By Saabira Chaudhuri
LONDON-- British American Tobacco PLC on Tuesday said Reynolds American Inc. had agreed to its sweetened acquisition offer of $49.4 billion for the 57.8% of Reynolds that it doesn't already own, a deal that will create the world's largest listed tobacco company by revenue and market value.
The acquisition, which brings together brands like Newport, Dunhill, Kent and Pall Mall and catapults BAT into a position of strength, is expected to lead to more consolidation in the tobacco market down the road as peers like Philip Morris International Inc. and Altria Group Inc. struggle against their bigger rivals. The deal gives BAT a strong No. 2 position in the U.S. with a 34% share of the cigarette market, adding to its existing footprint in emerging markets across South America, Africa, the Middle East and Asia.
BAT is paying $29.44 in cash and 0.5260 of an ordinary share, totaling $59.64, for each Reynolds share, valuing its U.S. peer at more than $85 billion. The deal comes after BAT said in October that it had made an offer for Reynolds valued at $56.50 a share, or about $47 billion for the stake it didn't own.
After rising earlier, BAT shares were down 0.3% to GBP47.50 ($57.25) in Tuesday trading in London. Reynolds shares were up 4% to $55.97 in premarket trading in the U.S.
BAT and Reynolds have a longstanding relationship. The London company has been a Reynolds shareholder since 2004, which had given it access to the profitable U.S. market without having a direct presence.
At the time BAT first announced its proposed offer, the company was prevented by U.S. securities law from negotiating a deal before making the offer public because of its 42.2% stake in Reynolds. In most negotiated takeovers, the acquiring company completes its due diligence ahead of announcing an offer. On a conference call with analysts Tuesday, BAT Chief Executive Nicandro Durante said an "open and constructive dialogue" since then led to the agreement.
The U.S. market has come a long way since 1998, when a landmark tobacco settlement hit cigarette makers with huge legal liabilities that led to $200 billion in costs over the years. More recently, tobacco companies have pushed through price hikes, and the industry's steady dividends have lured investors amid low interest rates. Follow-on litigation after the 1998 settlement hasn't been as damaging as expected.
Tuesday, BAT highlighted the U.S.'s position as the largest tobacco profit pool outside of China, with affordable pack prices, high disposable income and a burgeoning market for e-cigarettes and other alternative products combining to create opportunities for growth.
The agreed price represents a premium of 26% over Reynolds's closing price the day before BAT made its initial announcement in October.
After BAT's initial offer, the British company gained access to Reynolds's books, allowing it to learn more about factors like the company's forecasts, regulatory concerns and its brand strategies, according to a person familiar with the matter. That gave BAT the confidence to raise its overall offer along with bumping up the cash portion to 49% from 43%, according to this person.

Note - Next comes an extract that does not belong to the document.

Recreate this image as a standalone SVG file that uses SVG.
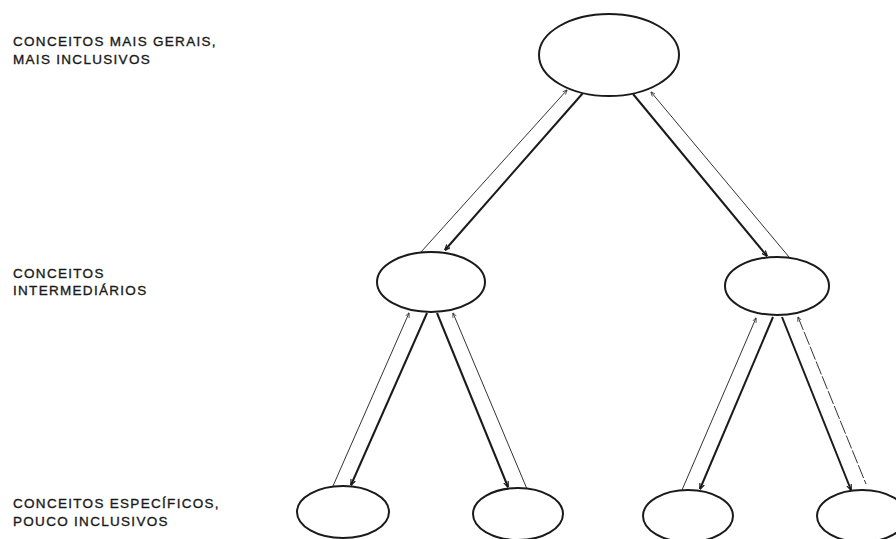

More detailed information also led BAT to slightly increase its cost-savings forecast to at least $400 million in three years, up from the $400 million it reported as part of its initial announcement in October, the person said.
Despite the prospect of the incoming Trump administration pushing corporate tax cuts, Mr. Durante told analysts it had been "impossible to consider the potential impact" of any change to the U.S. tax code and that the deal was based on the "fundamentals of both companies and the prospects of both companies."
BAT on Tuesday said emerging markets will make up 60% of the new company's footprint by volume. Volumes have continued to climb across parts of the developing world, bucking the trend seen in developed markets and making these particularly lucrative for cigarette companies. BAT said revenue per pack from emerging markets has grown at more than twice the rate in developed ones over the past five years.
Three new Reynolds shareholders--ones that haven't been nominated by BAT--will join the company's board once the deal closes, expected in the third quarter of 2017.
The deal is subject to a breakup fee of $1 billion payable by either company should its board fail to recommend the transaction to shareholders or withdraw its recommendation. BAT could be forced to pay a $500 million breakup fee if antitrust authorities ask it to sell assets it doesn't agree to.
Beyond tobacco, a combined BAT and Reynolds will also be the world's largest player in so-called next-generation products--largely e-cigarettes and other vaping products. BAT has been pouring money into alternative products in recent years, launching new heat-not-burn products in addition to its existing e-cigarettes such as Vype. Reynolds sells an e-cigarette called Vuse.
Denise Roland and Ben Dummett contributed to this article.